Dora B. Montefiore, New Age November 1905

Women’s Interests

Women in New Zealand.


Source: New Age, p. 762 & 764, 30 November 1905;
Transcribed: by Ted Crawford.


I have received by this mail a copy of the October number of the White Ribbon, the woman’s organ in New Zealand, in which they do me the honour of quoting my criticism in THE NEW AGE of the Lancet’s strictures on Professor Korösy’s published statistics of the relative mental capacities of boy and girl scholars. The same number contains an account of an anniversary meeting at Christchurch to celebrate the granting of the franchise to women; at which meeting Mrs. Sheppard, who last year was with us in England, recalled the many beneficent Acts for women, children, and the aged, and the workers that had been passed since women had possessed the vote. Later on a resolution was passed asking for the removal of the disability which prevents women from occupying seats in Parliament, and pointing out the “absurdity of calling New Zealand a democracy whilst refusing to extend to all citizens equality of opportunity.” At a meeting of the Executive of the Women’s National Council of New Zealand a resolution was passed, “That this Council disapproves of the State teaching of religion in public schools, and upholds the present free, secular, and compulsory system of education.” At the same meeting of the Executive Mrs.

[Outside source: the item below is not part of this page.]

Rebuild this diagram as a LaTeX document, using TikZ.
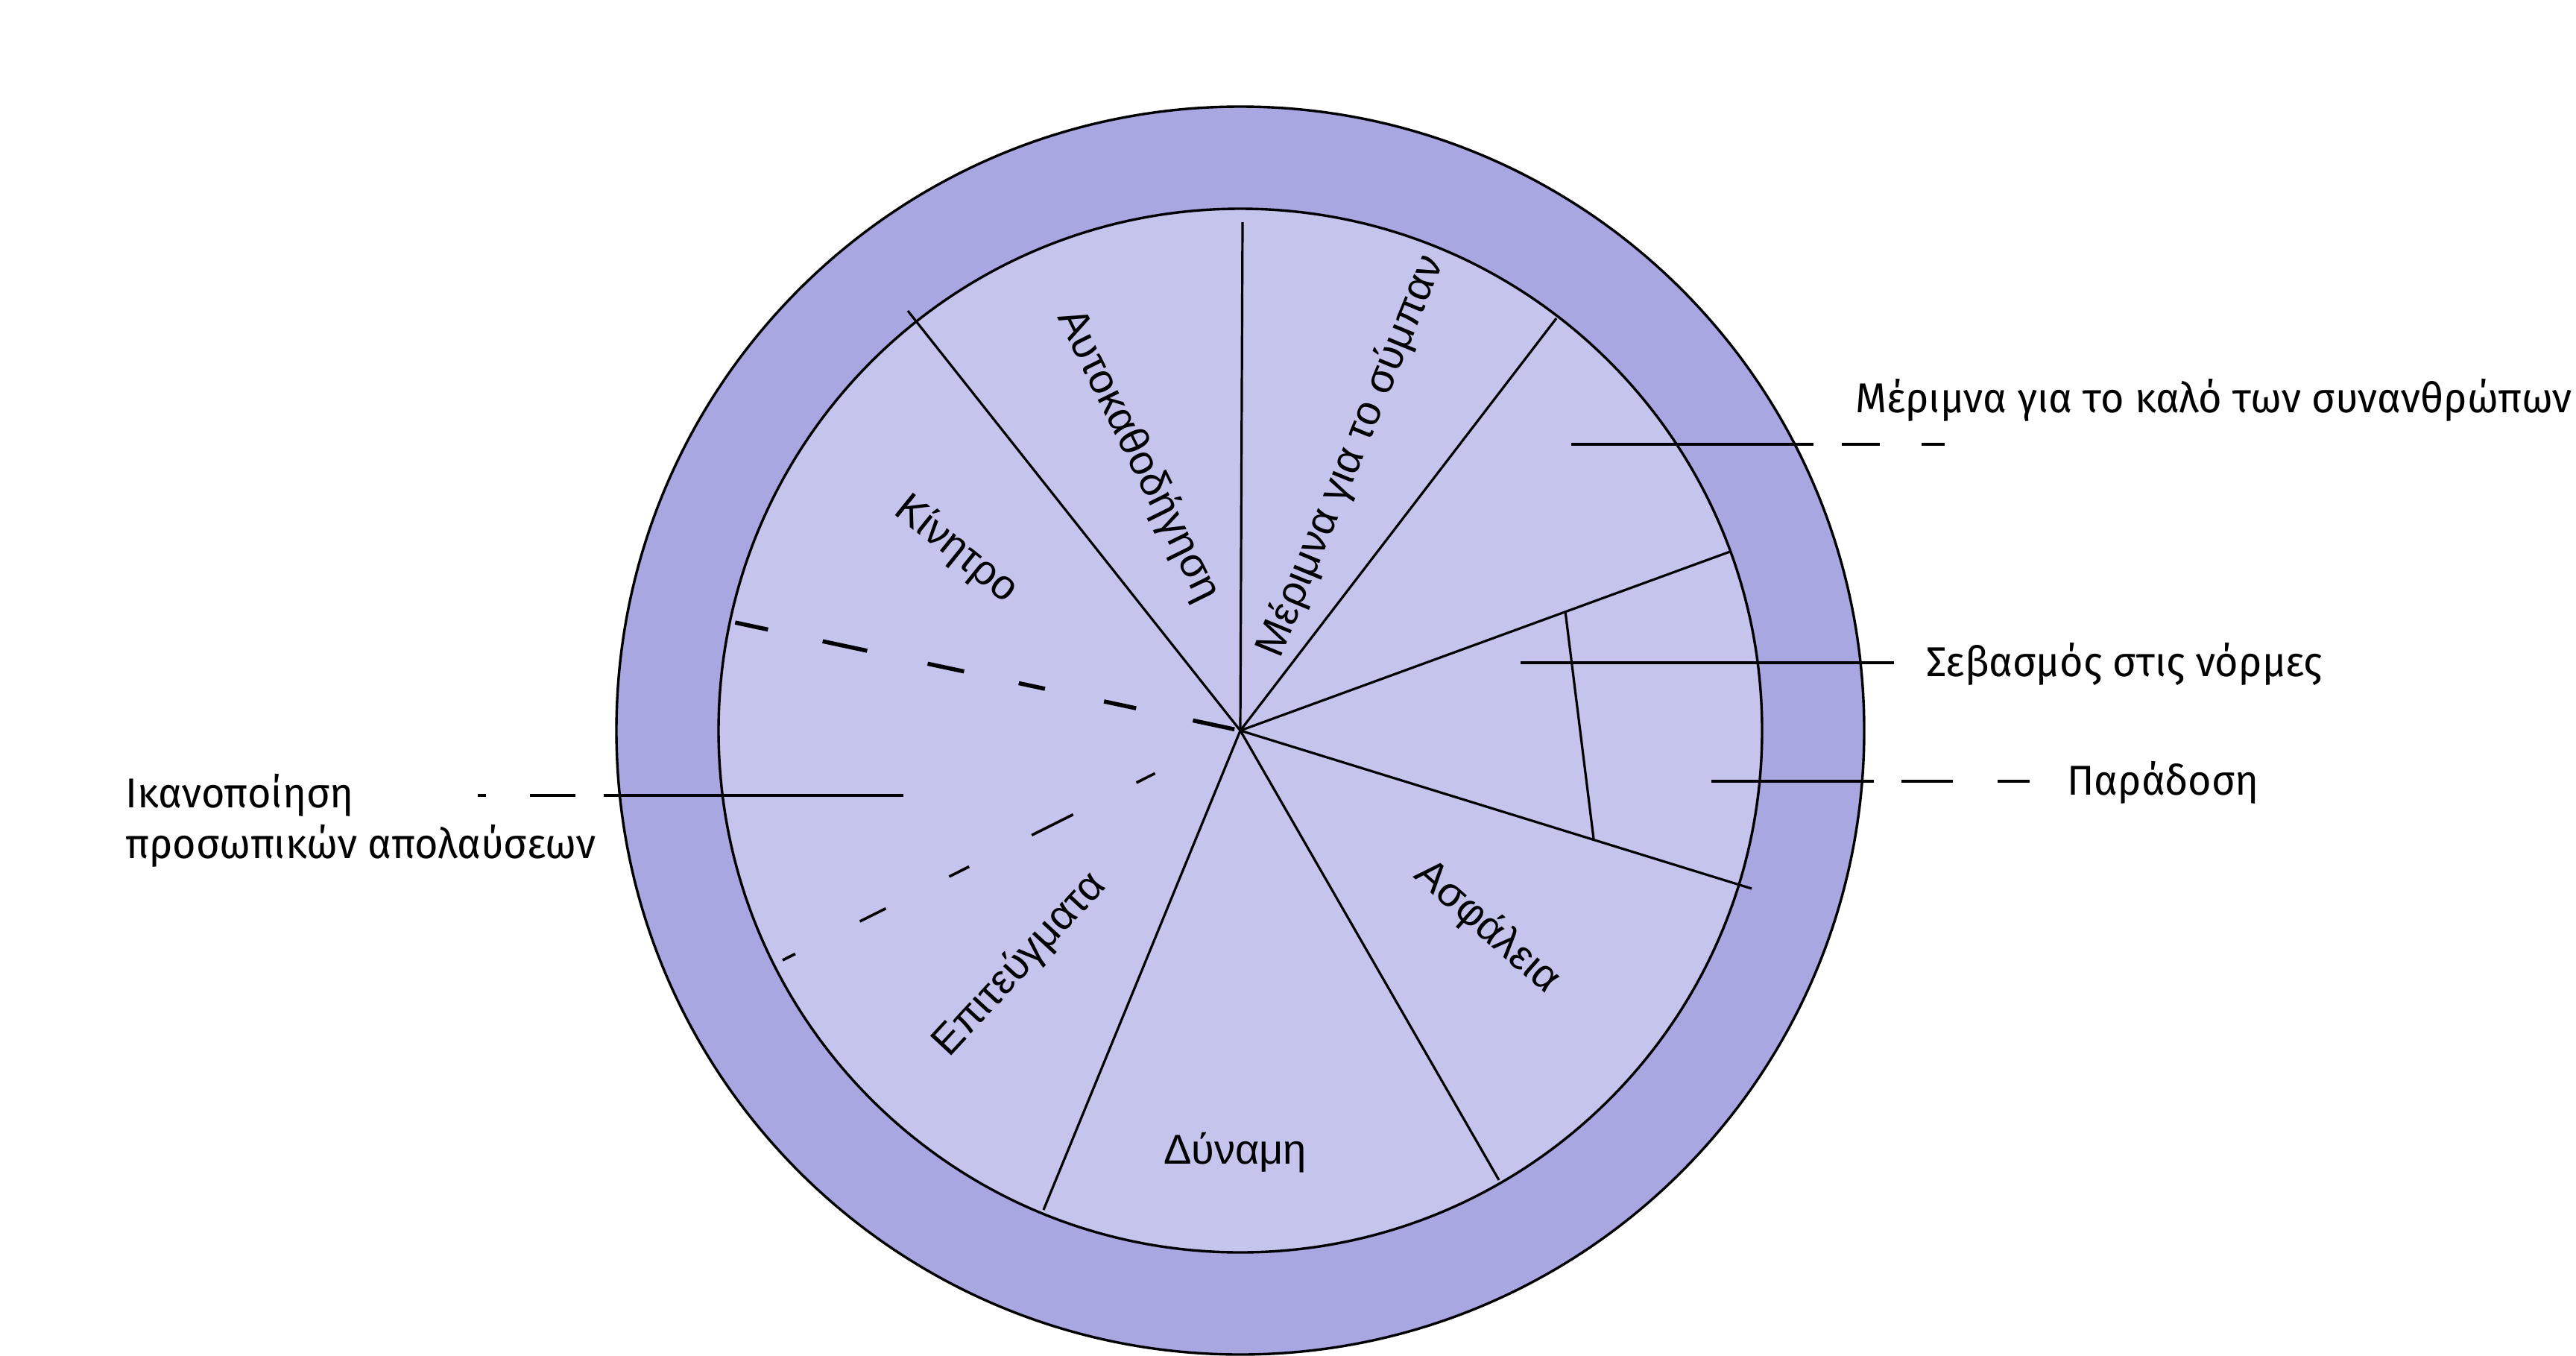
\documentclass[tikz,border=0pt]{standalone}
\usepackage{fontspec}
\setmainfont{Liberation Sans}
\newfontfamily\outerfont[FakeStretch=0.965]{Fira Sans}
\newfontfamily\innerfont{Liberation Sans}
\usetikzlibrary{calc}
\definecolor{ringcol}{RGB}{168,167,226}
\definecolor{corecol}{RGB}{196,196,236}
\tikzset{
  spoke/.style={draw=black, line width=3.2pt},
  rim/.style={draw=black, line width=3.4pt},
  dashu/.style={draw=black, line width=5.5pt},
  dashl/.style={draw=black, line width=3.6pt},
  leader/.style={draw=black, line width=3.2pt},
  inlab/.style={inner sep=0pt, font=\innerfont\fontsize{56pt}{68pt}\selectfont},
  outlab/.style={inner sep=0pt, anchor=base west, font=\outerfont\fontsize{56pt}{68pt}\selectfont}
}
\begin{document}
\begin{tikzpicture}[x=1pt,y=-1pt,line join=round]
\useasboundingbox[fill=white] (0,0) rectangle (3456,1818);
\coordinate (C) at (1664,980);
% circles
\path[rim, fill=ringcol] (C) circle[radius=837pt];
\path[rim, fill=corecol] (C) circle[radius=700pt];
% spokes
\coordinate (s1) at (1667,298);
\coordinate (s2) at (1218,417);
\coordinate (s3) at (2088,427);
\coordinate (s4) at (2321,740);
\coordinate (s5) at (2350,1192);
\coordinate (s6) at (2011,1583);
\coordinate (s7) at (1400,1623);
\foreach \s in {s1,s2,s3,s4,s5,s6,s7} \draw[spoke] (C) -- (\s);
\coordinate (t1) at (2100,820);
\coordinate (t2) at (2138,1125);
\draw[spoke] (t1) -- (t2);
% dashed radial lines
\coordinate (U) at (986,835);
\coordinate (D) at (1052,1287);
\foreach \a/\b in {8/65,143/187,268/304,379/429,512/573,648/693}
  \draw[dashu] ($(C)!\a pt!(U)$) -- ($(C)!\b pt!(U)$);
\foreach \a/\b in {128/156,251/313,407/437,532/571,668/687}
  \draw[dashl] ($(C)!\a pt!(D)$) -- ($(C)!\b pt!(D)$);
% inner labels
\node[inlab, rotate=-63.7] (auto) at (1527,611) {Αυτοκαθοδήγηση};
\node[inlab, rotate=67.6] (sympan) at (1813,612) {Μέριμνα για το σύμπαν};
\node[inlab, rotate=-38.8] (kin) at (1283,737) {Κίνητρο};
\node[inlab, rotate=47.2] (epit) at (1368,1294) {Επιτεύγματα};
\node[inlab, rotate=-41.4] (asf) at (1995,1244) {Ασφάλεια};
\node[inlab, anchor=base] (dyn) at (1657,1561) {Δύναμη};
% leader lines
\coordinate (m1) at (2108,596); \coordinate (m2) at (2433,596);
\coordinate (m3) at (2471,596); \coordinate (m4) at (2522,596);
\coordinate (m5) at (2578,596); \coordinate (m6) at (2609,596);
\draw[leader] (m1) -- (m2) (m3) -- (m4) (m5) -- (m6);
\coordinate (n1) at (2040,889); \coordinate (n2) at (2541,889);
\draw[leader] (n1) -- (n2);
\coordinate (p1) at (2296,1048); \coordinate (p2) at (2514,1048);
\coordinate (p3) at (2551,1048); \coordinate (p4) at (2620,1048);
\coordinate (p5) at (2680,1048); \coordinate (p6) at (2723,1048);
\draw[leader] (p1) -- (p2) (p3) -- (p4) (p5) -- (p6);
\coordinate (k1) at (1212,1067); \coordinate (k2) at (810,1067);
\coordinate (k3) at (772,1067); \coordinate (k4) at (711,1067);
\coordinate (k5) at (652,1067); \coordinate (k6) at (641,1067);
\draw[leader] (k1) -- (k2) (k3) -- (k4) (k5) -- (k6);
% outer labels
\node[outlab] (merimna) at (2489,553) {Μέριμνα για το καλό των συνανθρώπων};
\node[outlab] (sevasmos) at (2584,907) {Σεβασμός στις νόρμες};
\node[outlab] (paradosi) at (2773,1066) {Παράδοση};
\node[outlab] (ikan1) at (168,1083) {Ικανοποίηση};
\node[outlab] (ikan2) at (168,1151) {προσωπικών απολαύσεων};
\end{tikzpicture}
\end{document}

Sheppard proposed: “That a conscientious and capable administration of the laws of the Colony is of the highest importance; and the Executive of the National Council of the Women of New Zealand considers that this could be best obtained by means of an elective executive.” This resolution was evidently in support of a Bill of Sir W.J. Steward’s, which had been before the House for some years, and which has for its object to remove from the Premier the power of appointment to the heads of the great departments of State; and provides that the Minister of each department should be balloted for by the members of both Houses sitting together. After discussion the resolution was carried unanimously. Later on an interesting discussion took place on the land question, with the object of bringing pressure on the Government to induce them to accord further facilities for settlement on the land. Most of the members present were in full sympathy with the question. “The terrible conditions in the Old Country through the land getting into the hands of a wealthy few were cited as examples of warning to new countries like New Zealand.”

Arbor Day.

Arbor Day was observed this year at the pretty, old-world village of Eynsford, near Sevenoaks, and a number of the women students from Swanley Horticultural College walked over in short skirts and leggings to help in the planting of the young trees, which in years to come will help to beautify the neighbourhood. Arbor Day, as celebrated in Australia, is a general holiday for the schoolchildren, who are taken out into the country to assist in the planting of the trees, which are to take the place of the native forests that are being so rapidly destroyed. I commend the idea to County Council Educational Authorities, who might, by setting aside a day in the autumn, give a practical object lesson in afforestation to tens of thousands of schoolchildren in the elementary schools of Great Britain. Germany, though her “Black Country” is of much more recent date than ours, has already begun to plant her mountainous heaps of slag and cinders with trees, and thus gradually hide their scarring ugliness, besides providing useful timber for the future. We have thousands of idle hands in the autumn, and miles of withered “Black Country”; but we have also a Premier who remarks: “What can I do?” And so the waste hands are not set to work on the waste lands!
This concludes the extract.